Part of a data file

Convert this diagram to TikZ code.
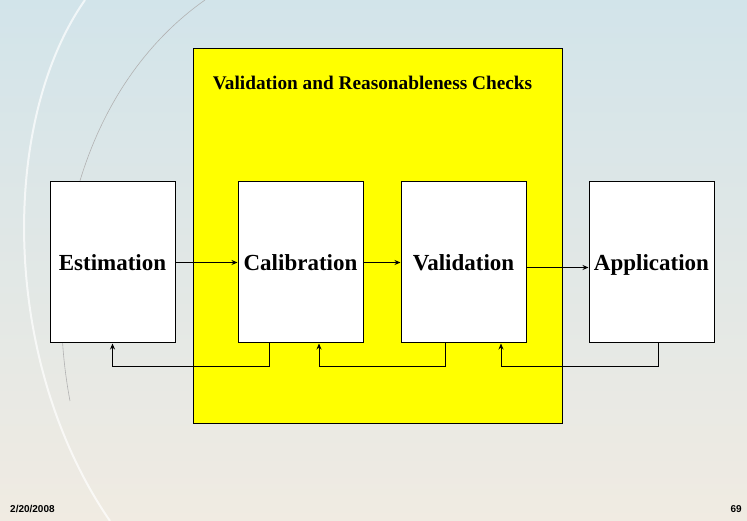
\documentclass[tikz,border=0pt]{standalone}
\usepackage{fontspec}
\setmainfont{Liberation Serif}
\newfontfamily\footfont{Liberation Sans}
\usepackage{tikz}
\usetikzlibrary{arrows.meta,positioning,calc}

\definecolor{skytop}{RGB}{210,228,234}
\definecolor{creammid}{RGB}{241,239,231}
\definecolor{beigebot}{RGB}{240,235,226}
\definecolor{checkyellow}{RGB}{255,255,0}

\begin{document}
\begin{tikzpicture}[
  x=1pt, y=1pt,
  >=Stealth,
  stepbox/.style={rectangle, draw, fill=white, line width=1pt,
    minimum height=161pt, minimum width=125pt, inner sep=0pt,
    text height=21pt, text depth=4pt,
    font=\fontsize{23}{25}\selectfont\bfseries},
  arr/.style={->, line width=0.9pt, >={Stealth[length=6pt,width=5pt]}},
  footnote/.style={inner sep=0pt, font=\footfont\fontsize{10}{11}\selectfont\bfseries},
]

% Background
\shade[top color=skytop, middle color=creammid, bottom color=beigebot]
  (0,0) rectangle (747,521);
\useasboundingbox (0,0) rectangle (747,521);
\draw[white, line width=2pt, opacity=0.7]
  (85,521) .. controls (0,400) and (0,160) .. (110,0);
\draw[gray!60, line width=0.6pt]
  (205,521) .. controls (90,440) and (40,280) .. (70,120);

% Yellow frame
\node[draw, fill=checkyellow, line width=1pt, minimum width=369pt,
  minimum height=375pt, inner sep=0pt] (checks) at (377.5,284.5) {};
\node[font=\fontsize{19.3}{21}\selectfont\bfseries] (title) at (372.5,438)
  {Validation and Reasonableness Checks};

% Steps
\node[stepbox] (est) at (112.5,258.5) {Estimation};
\node[stepbox, right=62pt of est] (cal) {Calibration};
\node[stepbox, right=37pt of cal] (val) {Validation};
\node[stepbox, right=62pt of val] (app) {Application};

% Forward arrows
\draw[arr] (est) -- (cal);
\draw[arr] (cal) -- (val);
\draw[arr] ([yshift=-5pt]val.east) -- ([yshift=-5pt]app.west);

% Feedback arrows
\draw[arr] ([xshift=-31pt]cal.south) -- ++(0,-23) -| (est.south);
\draw[arr] ([xshift=-18pt]val.south) -- ++(0,-23) -| ([xshift=18.5pt]cal.south);
\draw[arr] ([xshift=6.5pt]app.south) -- ++(0,-23) -| ([xshift=37.5pt]val.south);

% Footer
\node[footnote, anchor=base west] (date) at (10,8) {2/20/2008};
\node[footnote, anchor=base east] (page) at (742,8) {69};

\end{tikzpicture}
\end{document}
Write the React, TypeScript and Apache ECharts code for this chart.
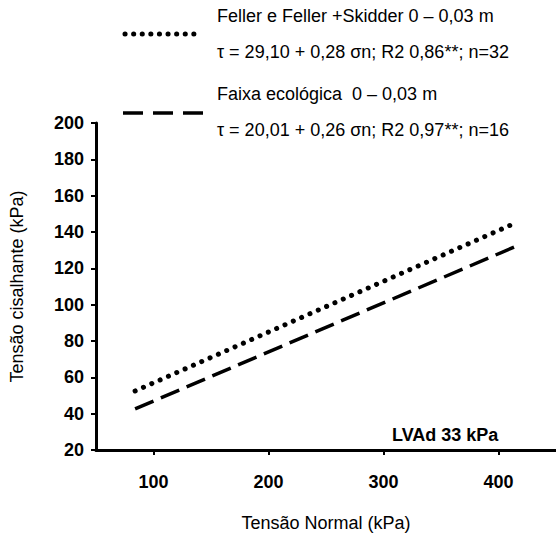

Directions for this task
In the entries above, identify each line that includes the string "code", then copy it.

Expected output
Convert this diagram to TikZ code.
Write the React, TypeScript and Apache ECharts code for this chart.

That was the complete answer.